The Dutch Bankruptcy Act contains rules on bankruptcy, suspension of payment and the refinancing of debt.
When filing for bankruptcy is the only option left for a business owner, it pays to cut losses, initiate proceedings sooner rather than later, and move on to a new business project.
There are various stages involved in winding up a business:
- Sole traders can wind up the business by themselves.
- In a public or private limited liability company or partnership, the members or a shareholders' meeting must take this decision.
- Applications to dismiss staff: before winding up the business, you must request permission to lay off any staff working for you.
- Informing business contacts: let your business contacts know, preferably in writing, that you plan to wind up the business.
- Disposal of movable and immovable assets: what are you planning to do with your business premises, company assets and inventory?
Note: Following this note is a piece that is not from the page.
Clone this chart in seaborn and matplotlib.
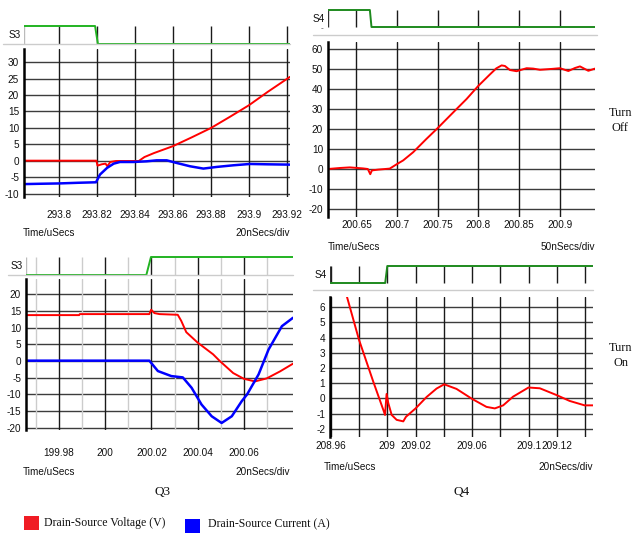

- Terminate running contracts: for example, purchases and deliveries, rental and leasing, service and maintenance.
- Deregister your company: you must apply to be removed from the trade register of the Chamber of Commerce (KvK) and from inter-branch organisations and marketing boards.
Settling your financial affairs : before continuing any further, you must draw up a balance sheet and settle all tax debts. This is known as the fiscal settlement and is important for taxes on income, wages and turnover and also for transfer tax or social benefits. The only time you do not have to settle all tax debts is when you wind up a business and start up another one. However, it is best to seek professional assistance when winding up your company's financial affairs.
Information from the Dutch government can be found on the Antwoordvoorbedrijven.nl website, which lists at a glance all the various relevant dos and don'ts, e.g. licences and requirements, laws and regulations, taxes and subsidies.
Various subsidies and tax arrangements are available for entrepreneurs wishing to wind up their business.